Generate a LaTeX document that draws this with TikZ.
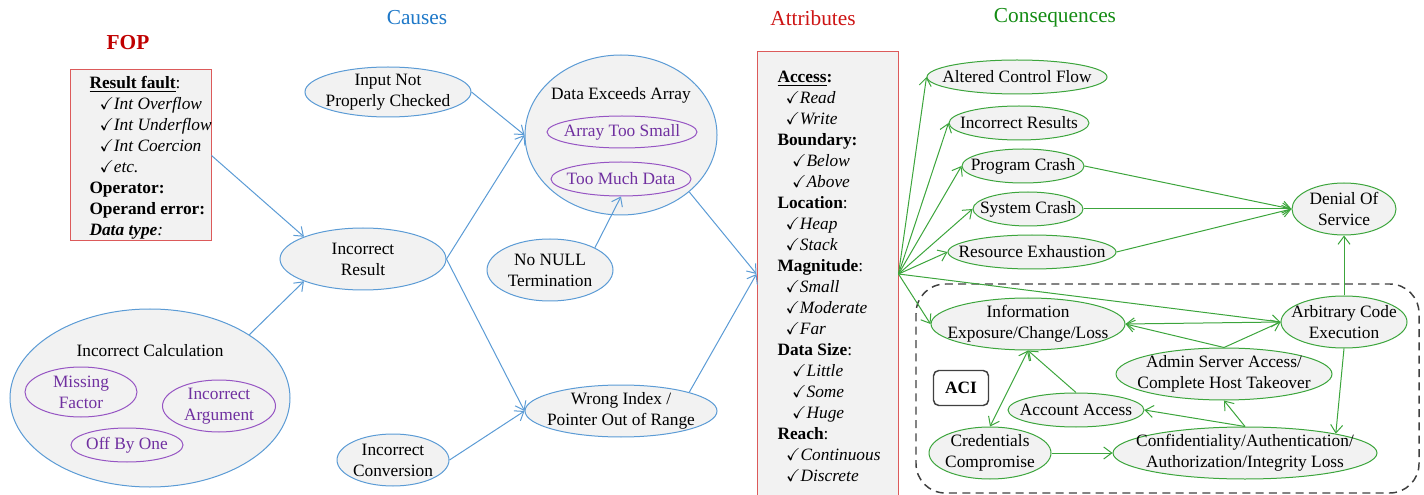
\documentclass[tikz,border=0pt]{standalone}
\usepackage{amsmath}
\usepackage{amssymb}
\usepackage{fontspec}
\setmainfont{Liberation Serif}
\usepackage{tikz}
\usetikzlibrary{shapes.geometric,arrows.meta}
\tikzset{every picture/.style={line width=0.75pt}}

\newcommand{\diagfont}{\fontsize{13}{15.75}\selectfont}
\newcommand{\headfont}{\fontsize{16}{19}\selectfont}
\newcommand{\chk}{$\checkmark$}

\tikzset{
  oval/.style 2 args={ellipse, draw, fill={rgb, 255:red, 242; green, 242; blue, 242}, inner sep=-20pt,
    minimum width=#1*0.75pt, minimum height=#2*0.75pt, align=center, font=\diagfont},
  causeoval/.style={draw={rgb, 255:red, 91; green, 155; blue, 213}},
  subcause/.style={draw={rgb, 255:red, 150; green, 85; blue, 195}, text={rgb, 255:red, 112; green, 48; blue, 160}},
  consoval/.style={draw={rgb, 255:red, 60; green, 165; blue, 60}},
  redbox/.style={draw={rgb, 255:red, 220; green, 90; blue, 90}, fill={rgb, 255:red, 242; green, 242; blue, 242}, inner sep=0pt},
  boxtext/.style={anchor=north west, inner sep=0pt, align=left, font=\diagfont},
  heading/.style={inner sep=0pt, font=\headfont},
  barb/.tip={Straight Barb[length=6pt,width=9pt]},
  causeedge/.style={draw={rgb, 255:red, 91; green, 155; blue, 213}, -barb},
  consedge/.style={draw={rgb, 255:red, 60; green, 165; blue, 60}, -barb},
  acilabel/.style={draw={rgb, 255:red, 64; green, 64; blue, 64}, line width=1.1pt, rounded corners=4pt, fill=white,
    minimum width=55*0.75pt, minimum height=35*0.75pt, font=\diagfont\bfseries}
}

\begin{document}
\begin{tikzpicture}[x=0.75pt,y=0.75pt,yscale=-1,xscale=1]
\useasboundingbox (0,0) rectangle (1424,495);

%Headings
\node [heading, text={rgb, 255:red, 192; green, 0; blue, 0}, font=\headfont\bfseries] (foptitle) at (128,43) {FOP};
\node [heading, text={rgb, 255:red, 30; green, 120; blue, 200}] (causestitle) at (417,18) {Causes};
\node [heading, text={rgb, 255:red, 205; green, 20; blue, 20}] (attrtitle) at (813,18) {Attributes};
\node [heading, text={rgb, 255:red, 20; green, 140; blue, 20}] (constitle) at (1055,18) {Consequences};

%Shape: Rectangle -- FOP
\node [redbox, minimum width=141*0.75pt, minimum height=171*0.75pt] (fop) at (140.5,155.5) {};
\node [boxtext] (foptext) at (89,76) {\textbf{\underline{Result fault}}:\\
  \hspace*{7.5pt}\chk\textit{Int Overflow}\\
  \hspace*{7.5pt}\chk\textit{Int Underflow}\\
  \hspace*{7.5pt}\chk\textit{Int Coercion}\\
  \hspace*{7.5pt}\chk\textit{etc.}\\
  \textbf{Operator:}\\
  \textbf{Operand error:}\\
  \textbf{\textit{Data type}}\textit{:}};

%Shape: Rectangle -- Attributes
\node [redbox, minimum width=141*0.75pt, minimum height=444*0.75pt] (attr) at (827.5,274) {};
\node [boxtext] (attrtext) at (777,71) {\textbf{\underline{Access}:}\\
  \hspace*{6pt}\chk\textit{Read}\\
  \hspace*{6pt}\chk\textit{Write}\\
  \textbf{Boundary:}\\
  \hspace*{11pt}\chk\textit{Below}\\
  \hspace*{11pt}\chk\textit{Above}\\
  \textbf{Location}:\\
  \hspace*{6pt}\chk\textit{Heap}\\
  \hspace*{6pt}\chk\textit{Stack}\\
  \textbf{Magnitude}:\\
  \hspace*{6pt}\chk\textit{Small}\\
  \hspace*{6pt}\chk\textit{Moderate}\\
  \hspace*{6pt}\chk\textit{Far}\\
  \textbf{Data Size}:\\
  \hspace*{11pt}\chk\textit{Little}\\
  \hspace*{11pt}\chk\textit{Some}\\
  \hspace*{11pt}\chk\textit{Huge}\\
  \textbf{Reach}:\\
  \hspace*{6.5pt}\chk\textit{Continuous}\\
  \hspace*{6.5pt}\chk\textit{Discrete}};
\coordinate (P) at (attr.east);

%Shape: Ellipse -- causes
\node [oval={166}{50}, causeoval] (inp) at (388,92) {Input Not\\Properly Checked};
\node [oval={166}{62}, causeoval] (ir) at (363,259) {Incorrect\\Result};
\node [oval={280}{178}, causeoval] (ic) at (150,398) {};
\node [inner sep=0pt, font=\diagfont] (ictitle) at (150,351) {Incorrect Calculation};
\node [oval={112}{50}, subcause] (mf) at (81,392) {Missing\\Factor};
\node [oval={113}{52}, subcause] (ia) at (219,406) {Incorrect\\Argument};
\node [oval={112}{34}, subcause] (obo) at (127,445) {Off By One};
\node [oval={192}{160}, causeoval] (dea) at (621,135) {};
\node [inner sep=0pt, font=\diagfont] (deatitle) at (621,95) {Data Exceeds Array};
\node [oval={150}{32}, subcause] (ats) at (622,132) {Array Too Small};
\node [oval={140}{34}, subcause] (tmd) at (621,179) {Too Much Data};
\node [oval={126}{62}, causeoval] (nonull) at (550,270) {No NULL\\Termination};
\node [oval={192}{52}, causeoval] (wi) at (621,411) {Wrong Index /\\Pointer Out of Range};
\node [oval={112}{52}, causeoval] (iconv) at (393,460) {Incorrect\\Conversion};

%Rounded Rect -- ACI
\draw [draw={rgb, 255:red, 64; green, 64; blue, 64}, line width=1.1pt, dash pattern=on 6pt off 4pt, rounded corners=22pt] (916,284) rectangle (1419,493);

%Shape: Ellipse -- consequences
\node [oval={180}{34}, consoval] (acf) at (1017,77) {Altered Control Flow};
\node [oval={140}{34}, consoval] (irs) at (1019,123) {Incorrect Results};
\node [oval={122}{34}, consoval] (pc) at (1023,166) {Program Crash};
\node [oval={110}{34}, consoval] (sc) at (1028,209) {System Crash};
\node [oval={168}{34}, consoval] (re) at (1032,252) {Resource Exhaustion};
\node [oval={104}{52}, consoval] (dos) at (1344,209) {Denial Of\\Service};
\node [oval={194}{52}, consoval] (info) at (1028,324) {Information\\Exposure/Change/Loss};
\node [oval={126}{52}, consoval] (ace) at (1344,322) {Arbitrary Code\\Execution};
\node [oval={216}{52}, consoval] (admin) at (1224,374) {Admin Server Access/\\Complete Host Takeover};
\node [oval={136}{34}, consoval] (acc) at (1076,410) {Account Access};
\node [oval={122}{52}, consoval] (cred) at (990,453) {Credentials\\Compromise};
\node [oval={264}{52}, consoval] (conf) at (1245,453) {Confidentiality/Authentication/\\Authorization/Integrity Loss};
\node [acilabel] (acilbl) at (961,388) {ACI};

%Straight Lines -- causes
\draw [causeedge] (fop.east) -- (ir.north west);
\draw [causeedge] (ic.north east) -- (ir.south west);
\draw [causeedge] (inp.east) -- (dea.west);
\draw [causeedge] (ir.east) -- (dea.west);
\draw [causeedge] (ir.east) -- (wi.west);
\draw [causeedge] (iconv.east) -- (wi.west);
\draw [causeedge] (nonull.north east) -- (tmd.south);
\draw [causeedge] (dea.south east) -- (attr.west);
\draw [causeedge] (wi.north east) -- (attr.west);

%Straight Lines -- consequences
\draw [consedge] (P) -- (acf.west);
\draw [consedge] (P) -- (irs.west);
\draw [consedge] (P) -- (pc.west);
\draw [consedge] (P) -- (sc.west);
\draw [consedge] (P) -- (re.west);
\draw [consedge] (P) -- (info.west);
\draw [consedge] (P) -- (ace.west);
\draw [consedge] (pc.east) -- (dos.west);
\draw [consedge] (sc.east) -- (dos.west);
\draw [consedge] (re.east) -- (dos.west);
\draw [consedge] (ace.north) -- (dos.south);
\draw [consedge] (ace.west) -- (info.east);
\draw [consedge] (admin.north) -- (info.east);
\draw [consedge] (admin.north) -- (ace.west);
\draw [consedge, barb-barb] (info.south) -- (cred.north);
\draw [consedge] (acc.north) -- (info.south);
\draw [consedge] (ace.south) -- (conf.12);
\draw [consedge] (cred.east) -- (conf.west);
\draw [consedge] (conf.north) -- (acc.east);
\draw [consedge] (conf.north) -- (admin.south);
\end{tikzpicture}
\end{document}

### Direction:
Repeat, exactly and in full, each line from the start of the data to the line that contains "20; green, 140;". Pictures do not go in.

### Result of the exercise:
Generate a LaTeX document that draws this with TikZ.
\documentclass[tikz,border=0pt]{standalone}
\usepackage{amsmath}
\usepackage{amssymb}
\usepackage{fontspec}
\setmainfont{Liberation Serif}
\usepackage{tikz}
\usetikzlibrary{shapes.geometric,arrows.meta}
\tikzset{every picture/.style={line width=0.75pt}}

\newcommand{\diagfont}{\fontsize{13}{15.75}\selectfont}
\newcommand{\headfont}{\fontsize{16}{19}\selectfont}
\newcommand{\chk}{$\checkmark$}

\tikzset{
  oval/.style 2 args={ellipse, draw, fill={rgb, 255:red, 242; green, 242; blue, 242}, inner sep=-20pt,
    minimum width=#1*0.75pt, minimum height=#2*0.75pt, align=center, font=\diagfont},
  causeoval/.style={draw={rgb, 255:red, 91; green, 155; blue, 213}},
  subcause/.style={draw={rgb, 255:red, 150; green, 85; blue, 195}, text={rgb, 255:red, 112; green, 48; blue, 160}},
  consoval/.style={draw={rgb, 255:red, 60; green, 165; blue, 60}},
  redbox/.style={draw={rgb, 255:red, 220; green, 90; blue, 90}, fill={rgb, 255:red, 242; green, 242; blue, 242}, inner sep=0pt},
  boxtext/.style={anchor=north west, inner sep=0pt, align=left, font=\diagfont},
  heading/.style={inner sep=0pt, font=\headfont},
  barb/.tip={Straight Barb[length=6pt,width=9pt]},
  causeedge/.style={draw={rgb, 255:red, 91; green, 155; blue, 213}, -barb},
  consedge/.style={draw={rgb, 255:red, 60; green, 165; blue, 60}, -barb},
  acilabel/.style={draw={rgb, 255:red, 64; green, 64; blue, 64}, line width=1.1pt, rounded corners=4pt, fill=white,
    minimum width=55*0.75pt, minimum height=35*0.75pt, font=\diagfont\bfseries}
}

\begin{document}
\begin{tikzpicture}[x=0.75pt,y=0.75pt,yscale=-1,xscale=1]
\useasboundingbox (0,0) rectangle (1424,495);

%Headings
\node [heading, text={rgb, 255:red, 192; green, 0; blue, 0}, font=\headfont\bfseries] (foptitle) at (128,43) {FOP};
\node [heading, text={rgb, 255:red, 30; green, 120; blue, 200}] (causestitle) at (417,18) {Causes};
\node [heading, text={rgb, 255:red, 205; green, 20; blue, 20}] (attrtitle) at (813,18) {Attributes};
\node [heading, text={rgb, 255:red, 20; green, 140; blue, 20}] (constitle) at (1055,18) {Consequences};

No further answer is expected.